Drawing on the current and past experience of the dance team at Coventry University, and looking to the future, this shared panel/round table will offer four viewpoints on how best to prepare students for the real world of work as dance graduates in the 21st Century. Focusing primarily on practice and current assessment strategies the panel/round table will offer reflections on a range of approaches to teaching, learning and assessment in dance higher education; some tried and tested and some suggested.

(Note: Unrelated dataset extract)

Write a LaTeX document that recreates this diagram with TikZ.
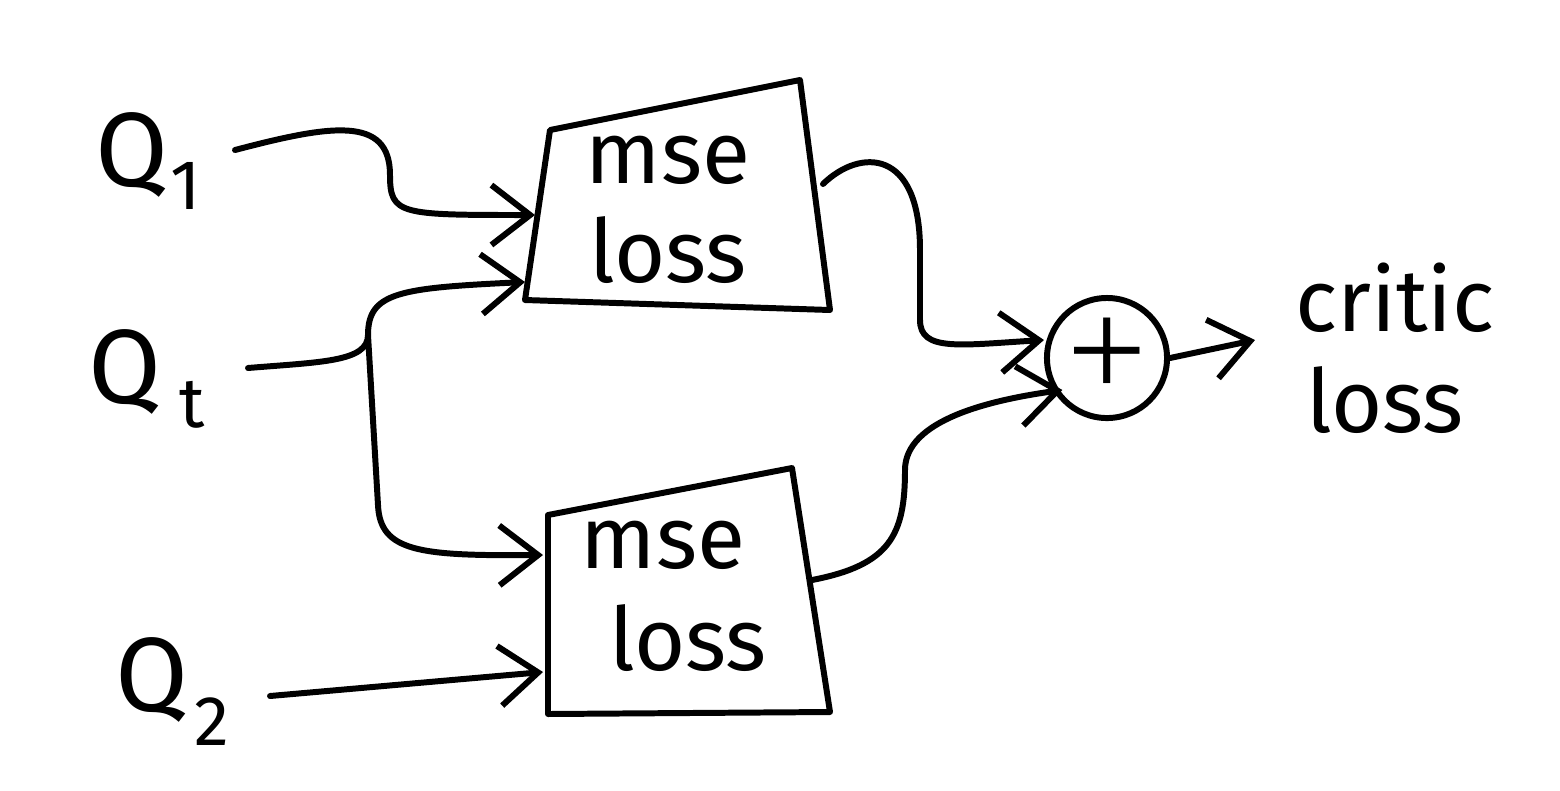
\documentclass[tikz,border=0pt]{standalone}
\usepackage{fontspec}
\setmainfont{Fira Sans}
\newfontfamily\plusfont{Liberation Serif}
\usetikzlibrary{arrows.meta}
\begin{document}
\begin{tikzpicture}[x=0.01cm,y=-0.01cm,
  line width=1.7pt, line cap=round, line join=round,
  wire/.style={-{Straight Barb[length=11pt,width=17pt,line width=1.7pt]}},
  lbl/.style={font=\fontsize{25}{30}\selectfont, inner sep=0pt},
  qlbl/.style={font=\fontsize{30}{34}\selectfont, inner sep=0pt},
  sub/.style={font=\fontsize{20}{24}\selectfont, inner sep=0pt}]
\useasboundingbox (0,0) rectangle (1560,790);

% inputs
\node[qlbl] (q1) at (132,155) {Q};
\node[sub] (q1s) at (186,186) {1};
\node[qlbl] (qt) at (125,372) {Q};
\node[sub] (qts) at (192,405) {t};
\node[qlbl] (q2) at (152,680) {Q};
\node[sub] (q2s) at (212,722) {2};

% upper mse loss block
\coordinate (a1) at (550,130);
\coordinate (a2) at (800,80);
\coordinate (a3) at (830,310);
\coordinate (a4) at (525,300);
\draw (a1) -- (a2) -- (a3) -- (a4) -- cycle;
\node[lbl] (m1) at (668,160) {mse};
\node[lbl] (l1) at (668,250) {loss};
\coordinate (in11) at (535,215);
\coordinate (in12) at (525,282);
\coordinate (out1) at (823,184);

% lower mse loss block
\coordinate (c1) at (548,515);
\coordinate (c2) at (792,468);
\coordinate (c3) at (830,712);
\coordinate (c4) at (548,714);
\draw (c1) -- (c2) -- (c3) -- (c4) -- cycle;
\node[lbl] (m2) at (663,545) {mse};
\node[lbl] (l2) at (688,638) {loss};
\coordinate (in21) at (543,555);
\coordinate (in22) at (543,672);
\coordinate (out2) at (812,580);

% summation
\node[circle, draw, minimum size=1.2cm, inner sep=0pt,
      font=\plusfont\fontsize{40}{40}\selectfont] (sum) at (1107,358) {+};

% output label
\node[lbl] (cr) at (1395,298) {critic};
\node[lbl] (cl) at (1385,400) {loss};

% wiring
\coordinate (q1o) at (235,150);
\coordinate (qto) at (248,368);
\coordinate (q2o) at (270,696);
\coordinate (split) at (368,335);

\draw[wire] (q1o) .. controls (330,125) and (390,115) .. (390,175)
  .. controls (390,215) and (400,215) .. (in11);
\draw (qto) .. controls (320,362) and (368,362) .. (split);
\draw[wire] (split) .. controls (368,292) and (400,288) .. (in12);
\draw[wire] (split) -- (378,505) .. controls (380,552) and (420,556) .. (in21);
\draw[wire] (q2o) -- (in22);
\draw[wire] (out1) .. controls (860,148) and (920,148) .. (920,250)
  -- (920,320) .. controls (920,352) and (960,345) .. (sum.west |- 0,340);
\draw[wire] (out2) .. controls (890,565) and (905,535) .. (905,470)
  .. controls (905,420) and (990,400) .. (sum.south west |- 0,390);
\draw[wire] (sum.east) -- (1255,340);
\end{tikzpicture}
\end{document}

Areas of consideration and questions that arise will focus on:
how we can successfully work in partnership with external organisations to bridge the gap between dance higher education/training and the professional world
how we might relate assessment more closely to the professional context
the importance of risk and failure as integral to the learning process and as a part of a future professional life for students 
relating practical problem solving to the professional context
criteria for assessment and how we might use these more creatively/individually
how we may involve students more closely in the development of criteria for their assessments
what can we offer as an alternative to measuring success?
assessing reflection and process rather than outcomes and product
Acknowledging the current political and economic climate and the challenges we all face there is an appetite to resist and challenge conformity within higher education and to look to our own resources as artist/teachers to solve the problems facing arts education today. Through reflecting on the areas outlined above we aim to stimulate dialogic exchange between the symposium participants.